I have attached below the circuit to the project that I am developing.
Is their a problem with the connections I have made?
Do I need to connect something to ground? Any other problems that you would like to point out?
Specifications of components:
Vibration motor:
Type: 0834
Material: iron
Size: 8 x 3.4mm Approx, wire 15mm(L)
Rated voltage : 3.0V DC
Rated current: 70mA Max
Rated rotor speed: 12000±2500RPM Min
Operating environment: -20℃~+60℃
Save environment::-30℃~+70℃
If you are just starting, you should draw out the circuit using conventional circuit symbols on paper and include a picture of it here. The Fritz diagrams have rightly a bad reputation because important detail is blurred and obscured. E.g. it is impossible to see the pin markings on the Uno board.

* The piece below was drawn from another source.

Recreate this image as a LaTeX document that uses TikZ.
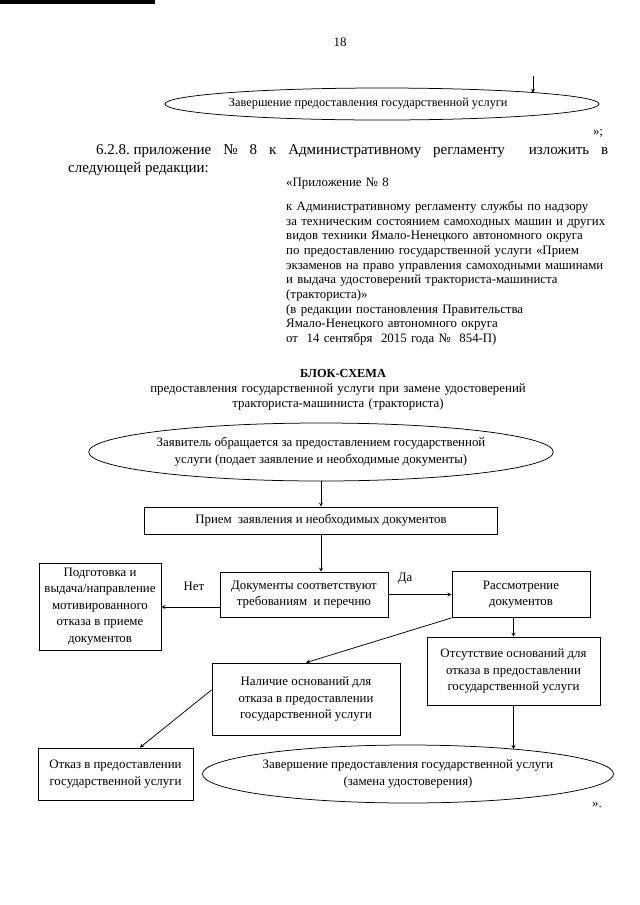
\documentclass[tikz,border=0pt]{standalone}
\usepackage{fontspec}
\setmainfont{Liberation Serif}
\usetikzlibrary{shapes.geometric,arrows}

\newcommand{\pxlen}{0.328125mm}

\begin{document}
\begin{tikzpicture}[
    x=\pxlen, y=-\pxlen,
    every node/.style={inner sep=0pt, font=\fontsize{12}{15.5}\selectfont},
    box/.style={rectangle, draw, line width=0.7pt, align=center},
    oval/.style={ellipse, draw, line width=0.7pt, align=center},
    arrow/.style={->, >=stealth, line width=0.7pt},
    body/.style={font=\fontsize{14}{16}\selectfont, anchor=base west},
    note/.style={font=\fontsize{12}{13.7}\selectfont, anchor=base west, align=left, text width=125mm}
]
    \fill[white] (0,0) rectangle (640,905);
    \useasboundingbox (0,0) rectangle (640,905);
    \fill (0,0) rectangle (155,4);

    % end of the previous scheme
    \node (pagenum) at (340,42) {18};
    \coordinate (previn) at (533,76);
    \node[oval, minimum width=434*\pxlen, minimum height=32*\pxlen, font=\fontsize{11.5}{13}\selectfont] (prevend) at (382,104) {Завершение предоставления государственной услуги\hspace*{9mm}};
    \draw[arrow] (previn) -- (previn |- prevend.4);
    \node (quote1) at (598,133) {»;};

    % text of the page
    \node[body] (para) at (96,154) {\makebox[168mm][s]{6.2.8.\kern3.5pt приложение № 8 к Административному регламенту\ \ изложить в}};
    \node[body] (para2) at (68,172) {следующей редакции:};
    \node[note] (apxhead) at (286,186.5) {«Приложение № 8};
    \node[note] (apxtext) at (286,210.5) {к Административному регламенту службы по надзору\\
        за техническим состоянием самоходных машин и других\\
        видов техники Ямало-Ненецкого автономного округа\\
        по предоставлению государственной услуги «Прием\\
        экзаменов на право управления самоходными машинами\\
        и выдача удостоверений тракториста-машиниста\\
        (тракториста)»\\
        (в редакции постановления Правительства\\
        Ямало-Ненецкого автономного округа\\
        от\ \ 14 сентября\ \ 2015 года №\ \ 854-П)};

    \node[anchor=base, font=\bfseries\fontsize{11.5}{14}\selectfont] (title) at (343,377) {БЛОК-СХЕМА};
    \node[anchor=base, align=center, text width=150mm, font=\fontsize{12}{14.5}\selectfont] (subtitle) at (338,392) {предоставления государственной услуги при замене удостоверений\\тракториста-машиниста (тракториста)};

    % block scheme
    \node[oval, minimum width=390*\pxlen, minimum height=58*\pxlen] (start) at (321,452) {Заявитель обращается за предоставлением государственной\\услуги (подает заявление и необходимые документы)};
    \node[box, minimum width=353*\pxlen, minimum height=27*\pxlen] (priem) at (321,520.5) {Прием\ \ заявления и необходимых документов};
    \node[box, minimum width=168*\pxlen, minimum height=45*\pxlen] (docs) at (304,594.5) {Документы соответствуют\\требованиям\ \ и перечню};
    \node[box, minimum width=122*\pxlen, minimum height=87*\pxlen] (reject) at (100,606.5) {Подготовка и\\выдача/направление\\мотивированного\\отказа в приеме\\документов};
    \node[box, minimum width=138*\pxlen, minimum height=46*\pxlen] (review) at (521,594.5) {Рассмотрение\\документов};
    \node[box, minimum width=173*\pxlen, minimum height=68*\pxlen] (noground) at (513.5,671) {Отсутствие оснований для\\отказа в предоставлении\\государственной услуги};
    \node[box, minimum width=188*\pxlen, minimum height=72*\pxlen] (ground) at (306,699) {Наличие оснований для\\отказа в предоставлении\\государственной услуги};
    \node[box, minimum width=155*\pxlen, minimum height=52*\pxlen] (refusal) at (115.5,774) {Отказ в предоставлении\\государственной услуги};
    \node[oval, minimum width=383*\pxlen, minimum height=58*\pxlen] (finish) at (408,774) {Завершение предоставления государственной услуги\\(замена удостоверения)};
    \node (quote2) at (597,805) {».};

    \node (no) at (194,586) {Нет};
    \node (yes) at (405,579) {Да};

    \draw[arrow] (start) -- (priem);
    \draw[arrow] (priem) -- (priem |- docs.north);
    \draw[arrow] ([yshift=-4.1mm]docs.west) -- ([yshift=-4.1mm]docs.west -| reject.east);
    \draw[arrow] (docs) -- (review);
    \draw[arrow] (review.south -| noground.north) -- (noground.north);
    \draw[arrow] (review.south west) -- (ground.north);
    \draw[arrow] ([yshift=3mm]ground.west) -- ([xshift=8mm]refusal.north);
    \draw[arrow] (noground.south) -- (noground.south |- finish.13);
\end{tikzpicture}
\end{document}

To me, it looks like there is a number of problems:
The diode is in an odd place. it should be reversed across the motor and the capacitor (if needed) in parallel with it.
The pinout for the 2N2222 appears reversed from what I can see.
Edit:
You should also include the code you are going to use.
OP's picture:
Include a link to the pro Mini you are going to use. Hopefully it is clear what regulator it uses. Your battery is 3.7 volt and there may be an issue there. It may be you have to put a diode in series with the battery to drop the voltage and then connect it to the 3.3V terminal of the Arduino instead.
Don't power the motors through the tiny (<150mA) regulator of the ProMini.
Connect motor(+) directly to batt(+).
Same for the emitters of the 2N2222 transistors.
Connect them directly to batt(-), not via ProMini ground pins.
For full saturation of the 2N2222 transistors (max motor power), base current should be 10% of collector current.
Lower the 1k resistors to 330ohm.
10n across the motors is more than enough.
Try to avoid pin13. That pin could change state during bootup.
Leo..
The conventional diagram is not only better readable, it's clearly correct. The Fritzy is clearly incorrect, even though many components are ambiguous to what they even are (such as those blue things - I guess that are the capacitors?).
The Arduino's regulator is best not used to power motors (not even a single one). The stall current of a single motor is probably too much.
Better connect them directly to the battery - you will have about 0.6V drop over the transistor anyway! So a full battery (4.2-4.3V) provides a bit higher voltage but that doesn't matter for most motors and you anyway have the PWM control.
For the Pro Mini: would it be safe to power it at a bit higher voltage on the Vcc pin? The processor won't have a problem with it, it's rated to handle up to 5.5V. Don't know about other on-board components.
Also you suggest on directly powering the motors through the battery. Well, in that case can the battery that I have purchased handle 6 vibrational motors together? I can't use multiple batteries because I want to keep the project small.
So... 70 x 6 mA for the motors, plus 50 mA for the Arduino (probably less as it's a Mini so pretty barebones) makes 470 mA.
So battery size needed is 470 mA x 4 hours / 0.7 (effective charge) = 2,700 mAh.
That's a high capacity 18650 battery, or a battery like this one from Adafruit.
TomGeorge:
I know you can get 3.3V Pro Mini, but the link the OP provided made no mention of 3.3V
hardik311095:
Are extra resistor needed to protect the motor from direct connection from battery?
No.
Basic wiring is battery pos - motor - transistor - battery neg.
Furthermore: you won't blow up those motors with a little extra voltage. You're going to regulate them anyway (PWM), so they get pulsed, and that way the effective current is brought down to whatever you need it to be to get them up to the speed you want to go.